New Web address hints at Putin return to Kremlin
New Web address hints at Putin return to Kremlin
The Web address Putin-2012.rf indicate Vladimir Putin plans to run in the presidential election.

Moscow: A Russian government agency has registered the Web address Putin-2012.rf in a sign Prime Minister Vladimir Putin plans to run in a presidential election he would seem almost certain to win.

Russia's Federal Bodyguard Service registered six domain names combining Putin's name or initials with "2012", according to the official Cyrillic domain database, stat.ref.ru. It did not do the same for President Dmitry Medvedev.

Putin says he has not decided whether to run in 2012, saying he and Medvedev will decide on a joint candidate closer to the time. But many diplomats and analysts expect him to return to the Kremlin, shunting Medvedev into a lesser post.

"Nobody believes any more that Medvedev will run, because Putin seems to have started his campaign already," said Alexei Mukhin, an analyst at the Centre for Political Information.

Putin was president from 2000-08 and is widely regarded as Russia's leader, despite the formal presidential structure of the system. He handpicked Medvedev to succeed him after the end of his second consecutive Kremlin term, the maximum allowed by the constitution.

Popularity

Putin, 57, is eligible to stand again for a new term in 2012 and could potentially serve for 12 more years in a row, because the presidential term has been lengthened to six years from four.

He remains by far the most popular politician in Russia, though opponents accuse him of manipulating the system by control of the media and curbing the right to demonstrate.

Putin has looked like a campaigning politician this summer, crisscrossing Russia to promise payouts for villagers left homeless by devastating wildfires, give an interview at the wheel of a Russian-made car in Siberia and brave rough seas off the Pacific Coast to shoot a grey whale in the name of science.

He has dropped hints of a potential presidential run, but also kept Russians guessing by saying he likes the job he is in now.

When asked by Kremlin-watchers this month whether his running in 2012 would damage Russia's political system, he pointed to U.S. President Franklin Roosevelt, who was voted in to four terms before a limit was imposed. The message: two more terms would not violate the constitution, so it would be fine.

Meanwhile, Medvedev - seen by many as a placeholder for Putin when he took office - has struggled to emerge from his patron's shadow and show tangible progress on a daunting agenda that includes curbing corruption, reforming the police and modernising Russia's resource-reliant economy.

Putin's chief spokesman, Dmitry Peskov, said that the web address was not an indication that the prime minister was planning a return to the Kremlin.

"This is a necessary measure aimed at preventing malicious use of domain names linked to popular personalities," he told Reuters.

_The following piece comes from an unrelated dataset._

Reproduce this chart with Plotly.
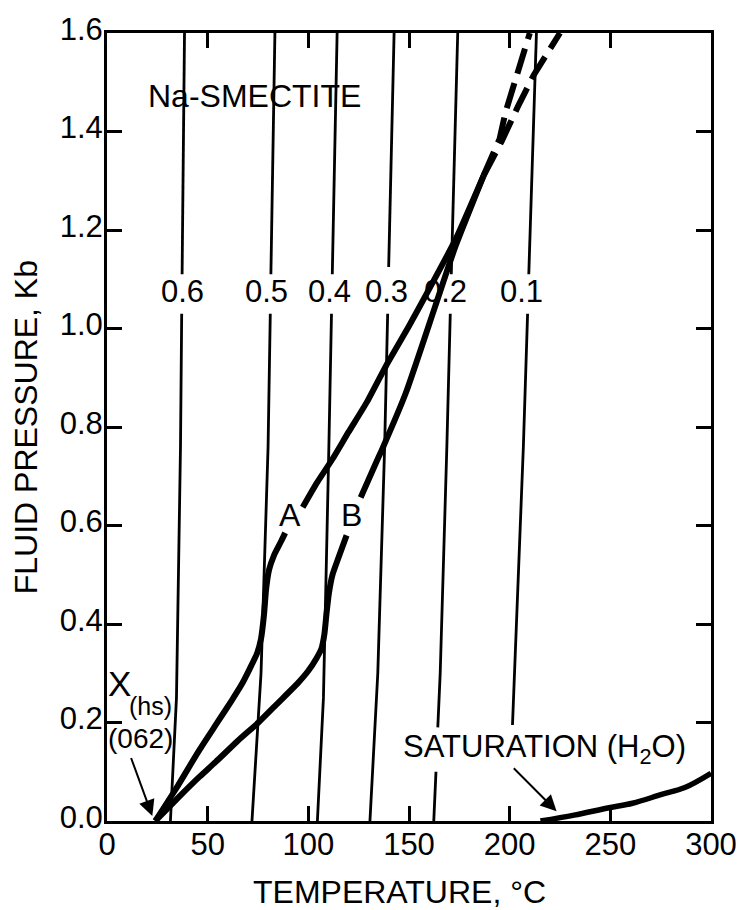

The Cyrillic web domains were among over 400 registered by the communications department of the bodyguards service, which is responsible for providing secure communications for senior officials.

In all it has registered 22 Cyrillic web sites containing the word Putin, and seven containing the word Medvedev.

Sites with the addresses putin2000.ru and putin2004.ru promoted Putin's 2000 and 2004 presidential campaigns.